Go tell Kelly that a) costs; and b) a future that only your crystal ball seems capable of divining are the two reasons that you have for slamming the door on any idea of her being a parent. Have you seen the way that her mother gently ensures that Kelly doesn’t get any more credit than her siblings? Have you? She’s a stunning tower of virtuous equality, that woman, proud of all her children in an unfussed way, and you and I could both learn from her. Mostly you, though.

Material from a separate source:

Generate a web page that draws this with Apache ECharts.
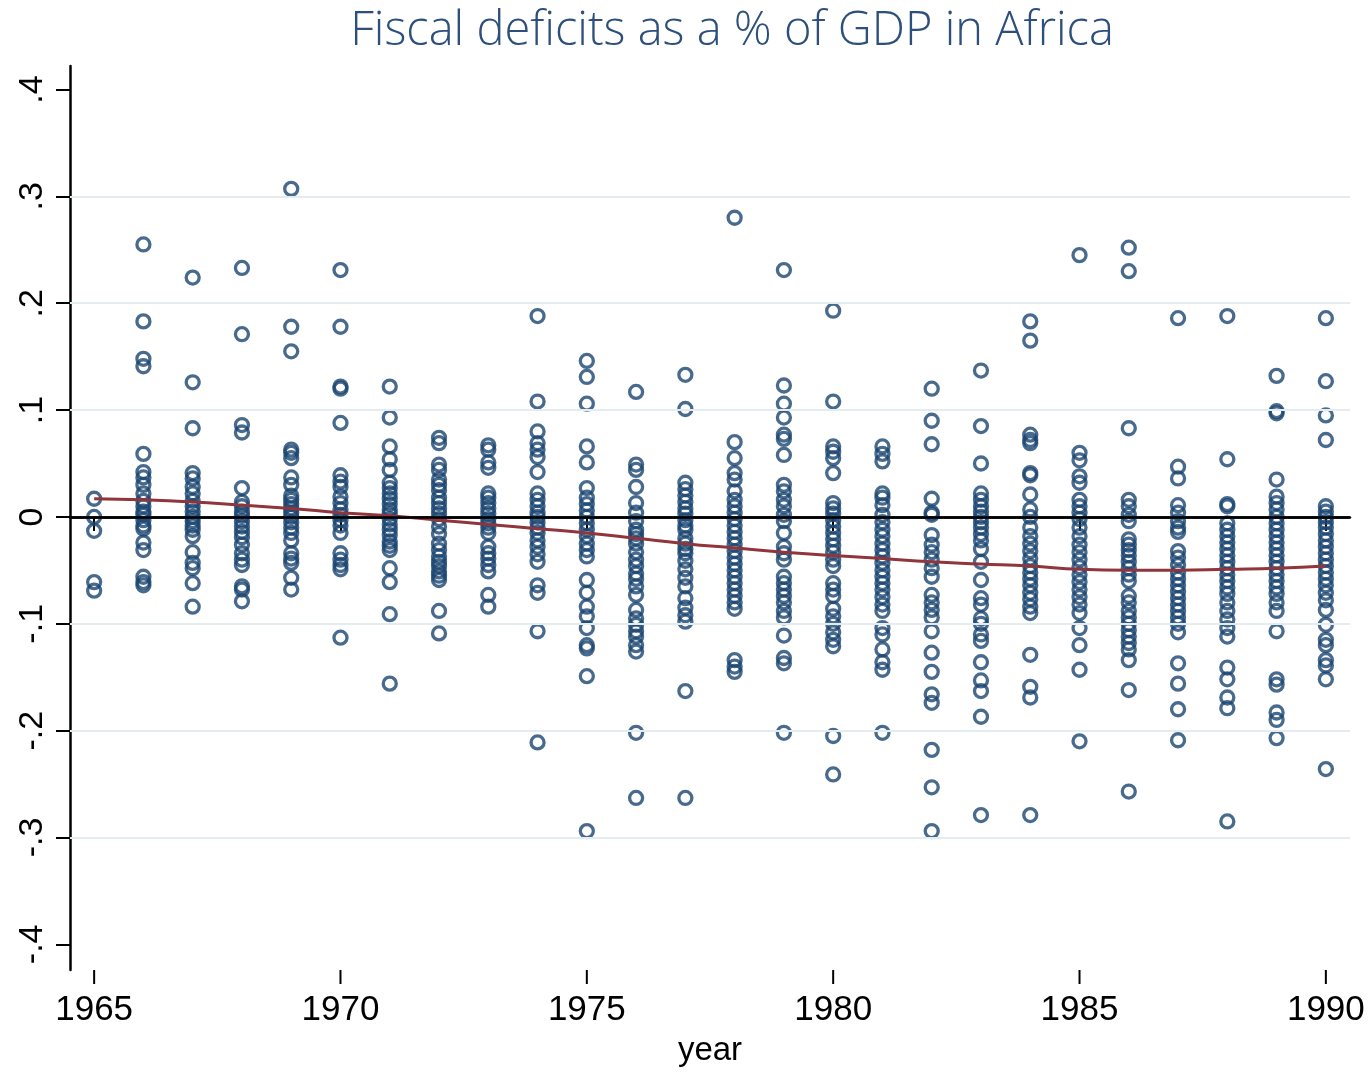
<!DOCTYPE html>
<html>
<head>
<meta charset="utf-8">
<script src="https://cdn.jsdelivr.net/npm/echarts@6/dist/echarts.min.js"></script>
<style>
  html, body { margin: 0; padding: 0; background: #fff; }
  #chart { width: 1371px; height: 1073px; }
</style>
</head>
<body>
<div id="chart"></div>
<script>
// years on the x axis
const years = [1965, 1966, 1967, 1968, 1969, 1970, 1971, 1972, 1973, 1974, 1975, 1976, 1977,
  1978, 1979, 1980, 1981, 1982, 1983, 1984, 1985, 1986, 1987, 1988, 1989, 1990]

// one list of country deficits (share of GDP) per year
const deficits = [
  [0.017, 0, -0.013, -0.061, -0.069],
  [0.255, 0.183, 0.148, 0.141, 0.059, 0.042, 0.037, 0.030, 0.022, 0.015, 0.010, 0.005, 0.002, -0.003, -0.008, -0.011, -0.024, -0.031, -0.056, -0.061, -0.064],
  [0.224, 0.126, 0.083, 0.041, 0.036, 0.028, 0.022, 0.015, 0.010, 0.005, 0.000, -0.004, -0.008, -0.012, -0.018, -0.033, -0.043, -0.048, -0.062, -0.084],
  [0.233, 0.171, 0.086, 0.079, 0.027, 0.014, 0.010, 0.005, 0.001, -0.004, -0.009, -0.014, -0.019, -0.026, -0.034, -0.040, -0.045, -0.065, -0.068, -0.079],
  [0.307, 0.178, 0.155, 0.063, 0.060, 0.055, 0.037, 0.030, 0.020, 0.016, 0.012, 0.008, 0.004, 0.000, -0.005, -0.010, -0.015, -0.022, -0.034, -0.039, -0.043, -0.057, -0.068],
  [0.231, 0.178, 0.122, 0.120, 0.088, 0.039, 0.033, 0.028, 0.019, 0.013, 0.007, 0.002, -0.003, -0.008, -0.015, -0.034, -0.040, -0.045, -0.049, -0.113],
  [0.122, 0.093, 0.066, 0.054, 0.044, 0.032, 0.027, 0.022, 0.017, 0.012, 0.007, 0.003, -0.002, -0.007, -0.012, -0.017, -0.023, -0.027, -0.031, -0.048, -0.061, -0.091, -0.156],
  [0.074, 0.069, 0.049, 0.044, 0.035, 0.030, 0.025, 0.018, 0.013, 0.008, 0.003, -0.002, -0.009, -0.016, -0.025, -0.031, -0.037, -0.042, -0.046, -0.051, -0.055, -0.059, -0.088, -0.109],
  [0.067, 0.063, 0.051, 0.046, 0.022, 0.018, 0.013, 0.008, 0.003, -0.002, -0.006, -0.010, -0.015, -0.028, -0.034, -0.039, -0.045, -0.051, -0.073, -0.084],
  [0.188, 0.108, 0.080, 0.069, 0.063, 0.056, 0.042, 0.022, 0.016, 0.010, 0.004, 0.000, -0.005, -0.010, -0.015, -0.022, -0.028, -0.035, -0.042, -0.064, -0.071, -0.107, -0.211],
  [0.146, 0.131, 0.106, 0.066, 0.051, 0.027, 0.018, 0.012, 0.006, 0.000, -0.006, -0.012, -0.018, -0.025, -0.031, -0.037, -0.059, -0.071, -0.084, -0.093, -0.104, -0.120, -0.123, -0.149, -0.294],
  [0.117, 0.049, 0.044, 0.028, 0.013, 0.004, -0.004, -0.012, -0.016, -0.020, -0.025, -0.033, -0.040, -0.046, -0.053, -0.058, -0.065, -0.073, -0.087, -0.095, -0.101, -0.107, -0.112, -0.120, -0.126, -0.202, -0.263],
  [0.133, 0.101, 0.032, 0.026, 0.020, 0.014, 0.008, 0.003, -0.003, -0.008, -0.012, -0.020, -0.025, -0.030, -0.034, -0.041, -0.049, -0.057, -0.065, -0.076, -0.085, -0.092, -0.098, -0.163, -0.263],
  [0.280, 0.070, 0.055, 0.041, 0.035, 0.024, 0.016, 0.010, 0.004, -0.002, -0.008, -0.014, -0.020, -0.026, -0.032, -0.038, -0.044, -0.050, -0.056, -0.062, -0.068, -0.074, -0.080, -0.086, -0.134, -0.140, -0.145],
  [0.231, 0.123, 0.106, 0.093, 0.077, 0.073, 0.058, 0.030, 0.024, 0.016, 0.010, 0.002, -0.004, -0.015, -0.028, -0.034, -0.040, -0.056, -0.062, -0.068, -0.074, -0.080, -0.088, -0.094, -0.111, -0.132, -0.137, -0.202],
  [0.193, 0.108, 0.066, 0.061, 0.055, 0.041, 0.013, 0.008, 0.003, -0.003, -0.009, -0.015, -0.021, -0.027, -0.033, -0.040, -0.046, -0.062, -0.068, -0.074, -0.086, -0.093, -0.100, -0.108, -0.115, -0.121, -0.205, -0.241],
  [0.066, 0.059, 0.052, 0.022, 0.018, 0.011, 0.002, -0.005, -0.012, -0.018, -0.025, -0.031, -0.037, -0.043, -0.050, -0.056, -0.062, -0.068, -0.075, -0.082, -0.088, -0.104, -0.110, -0.124, -0.136, -0.143, -0.202],
  [0.120, 0.090, 0.068, 0.017, 0.004, 0.002, -0.017, -0.026, -0.033, -0.040, -0.048, -0.056, -0.073, -0.080, -0.087, -0.094, -0.107, -0.127, -0.145, -0.166, -0.174, -0.218, -0.253, -0.294],
  [0.137, 0.085, 0.050, 0.022, 0.016, 0.010, 0.005, 0.000, -0.005, -0.010, -0.016, -0.022, -0.030, -0.042, -0.059, -0.076, -0.082, -0.095, -0.100, -0.110, -0.116, -0.136, -0.153, -0.163, -0.187, -0.279],
  [0.183, 0.165, 0.077, 0.072, 0.069, 0.041, 0.039, 0.021, 0.007, 0.000, -0.010, -0.018, -0.025, -0.032, -0.039, -0.046, -0.052, -0.058, -0.064, -0.071, -0.077, -0.084, -0.090, -0.129, -0.159, -0.169, -0.279],
  [0.245, 0.060, 0.053, 0.038, 0.032, 0.016, 0.010, 0.004, -0.002, -0.010, -0.018, -0.026, -0.033, -0.040, -0.047, -0.054, -0.061, -0.068, -0.075, -0.082, -0.090, -0.104, -0.120, -0.143, -0.210],
  [0.252, 0.230, 0.083, 0.016, 0.010, 0.002, -0.004, -0.021, -0.026, -0.031, -0.036, -0.042, -0.048, -0.054, -0.060, -0.074, -0.080, -0.088, -0.094, -0.100, -0.106, -0.112, -0.118, -0.124, -0.134, -0.162, -0.257],
  [0.186, 0.047, 0.036, 0.011, 0.004, -0.004, -0.010, -0.014, -0.032, -0.038, -0.045, -0.052, -0.058, -0.064, -0.070, -0.076, -0.082, -0.088, -0.094, -0.100, -0.108, -0.137, -0.156, -0.180, -0.209],
  [0.188, 0.054, 0.012, 0.010, -0.006, -0.012, -0.018, -0.024, -0.030, -0.036, -0.042, -0.048, -0.054, -0.060, -0.066, -0.072, -0.080, -0.088, -0.096, -0.104, -0.112, -0.141, -0.152, -0.169, -0.179, -0.285],
  [0.132, 0.099, 0.097, 0.035, 0.019, 0.013, 0.007, 0.000, -0.006, -0.012, -0.018, -0.024, -0.030, -0.036, -0.042, -0.048, -0.054, -0.060, -0.066, -0.072, -0.080, -0.088, -0.107, -0.152, -0.157, -0.183, -0.190, -0.207],
  [0.186, 0.127, 0.095, 0.072, 0.010, 0.005, 0.000, -0.005, -0.010, -0.016, -0.022, -0.028, -0.034, -0.040, -0.046, -0.052, -0.058, -0.064, -0.071, -0.078, -0.087, -0.101, -0.115, -0.120, -0.134, -0.139, -0.152, -0.236]
]

// smoothed fit
const trend = [0.017, 0.016, 0.014, 0.011, 0.008, 0.004, 0.001, -0.003, -0.007, -0.011, -0.015, -0.020, -0.025,
  -0.029, -0.033, -0.036, -0.039, -0.042, -0.044, -0.046, -0.049, -0.050, -0.050, -0.049, -0.048, -0.046]

const xTicks = [1965, 1970, 1975, 1980, 1985, 1990]
const yTicks = [-0.4, -0.3, -0.2, -0.1, 0, 0.1, 0.2, 0.3, 0.4]
const gridVals = [-0.3, -0.2, -0.1, 0.1, 0.2, 0.3]

const Y_MIN = -0.424
const Y_MAX = 0.422

const points = []
years.forEach((yr, i) => {
  deficits[i].forEach(v => points.push([yr, v]))
})

// stata style label: .4, -.3, 0
function stataFmt (v) {
  if (Math.abs(v) < 1e-9) return '0'
  const s = Math.abs(v).toFixed(1).replace(/^0/, '')
  return (v < 0 ? '-' : '') + s
}

const chart = echarts.init(document.getElementById('chart'))
const option = {
  animation: false,
  title: {
    text: 'Fiscal deficits as a % of GDP in Africa',
    left: 727,
    top: 3,
    textAlign: 'center',
    textStyle: {
      fontFamily: 'Open Sans',
      fontWeight: 300,
      fontSize: 47,
      color: '#2c4f7c'
    }
  },
  grid: {
    left: 70,
    top: 66,
    width: 1280,
    height: 904,
    containLabel: false,
    outerBoundsMode: 'none'
  },
  xAxis: {
    type: 'value',
    min: 1964.51,
    max: 1990.49,
    name: 'year',
    nameLocation: 'middle',
    nameGap: 64,
    nameTextStyle: { fontFamily: 'Liberation Sans', fontSize: 33, color: '#000' },
    axisLine: { show: true, lineStyle: { color: '#000', width: 2.5 } },
    axisTick: { show: true, inside: false, length: 14, customValues: xTicks, lineStyle: { color: '#000', width: 2 } },
    axisLabel: {
      customValues: xTicks,
      margin: 23,
      fontFamily: 'Liberation Sans',
      fontSize: 35,
      color: '#000',
      formatter: v => String(v)
    },
    splitLine: { show: false }
  },
  yAxis: {
    type: 'value',
    min: Y_MIN,
    max: Y_MAX,
    axisLine: { show: true, lineStyle: { color: '#000', width: 2.5 } },
    axisTick: { show: true, length: 14, customValues: yTicks, lineStyle: { color: '#000', width: 2 } },
    axisLabel: {
      customValues: yTicks,
      rotate: 90,
      margin: 20,
      fontFamily: 'Liberation Sans',
      fontSize: 34,
      color: '#000',
      formatter: stataFmt
    },
    splitLine: { show: false }
  },
  series: [
    {
      type: 'scatter',
      data: points,
      symbol: 'circle',
      symbolSize: 13,
      itemStyle: {
        color: 'transparent',
        borderColor: '#1a4570',
        borderWidth: 3.3
      },
      z: 3,
      markLine: {
        silent: true,
        symbol: ['none', 'none'],
        label: { show: false },
        data: gridVals.map(v => ({ yAxis: v, lineStyle: { color: '#e3ecef', width: 2, type: 'solid' } }))
          .concat([{ yAxis: 0, lineStyle: { color: '#000', width: 2.5, type: 'solid' } }])
      }
    },
    {
      type: 'line',
      data: years.map((yr, i) => [yr, trend[i]]),
      smooth: true,
      symbol: 'none',
      lineStyle: { color: '#90353b', width: 3 },
      z: 4
    }
  ]
}
chart.setOption(option)

// year ticks below the x axis, placed through the axis scale
const axisY = chart.convertToPixel({ yAxisIndex: 0 }, Y_MIN)
chart.setOption({
  graphic: xTicks.map(t => {
    const px = chart.convertToPixel({ xAxisIndex: 0 }, t)
    return {
      type: 'line',
      shape: { x1: px, y1: axisY, x2: px, y2: axisY + 14 },
      style: { stroke: '#000', lineWidth: 2 },
      silent: true
    }
  })
})
</script>
</body>
</html>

Another avenue you could learn from, Minette, is closer to home. Learn from the person who said that ‘Susan Boyle managed to rise above [the bullying and belittling sneers of the studio audience]. She found herself in church choirs and karaoke, restored and triumphant in music; it’s a story of the undefeated spirit.’ Learn from yourself. If you can sort out your own Jeckyl and Hyde handicap, Minette, and use that column of yours to advance the cause of life with the altruism you can sometimes show, you too can help to ‘break the grip of this sneering world’.

Otherwise find a more worthy opponent for your bias. Intellectually disabled people have enough to deal with.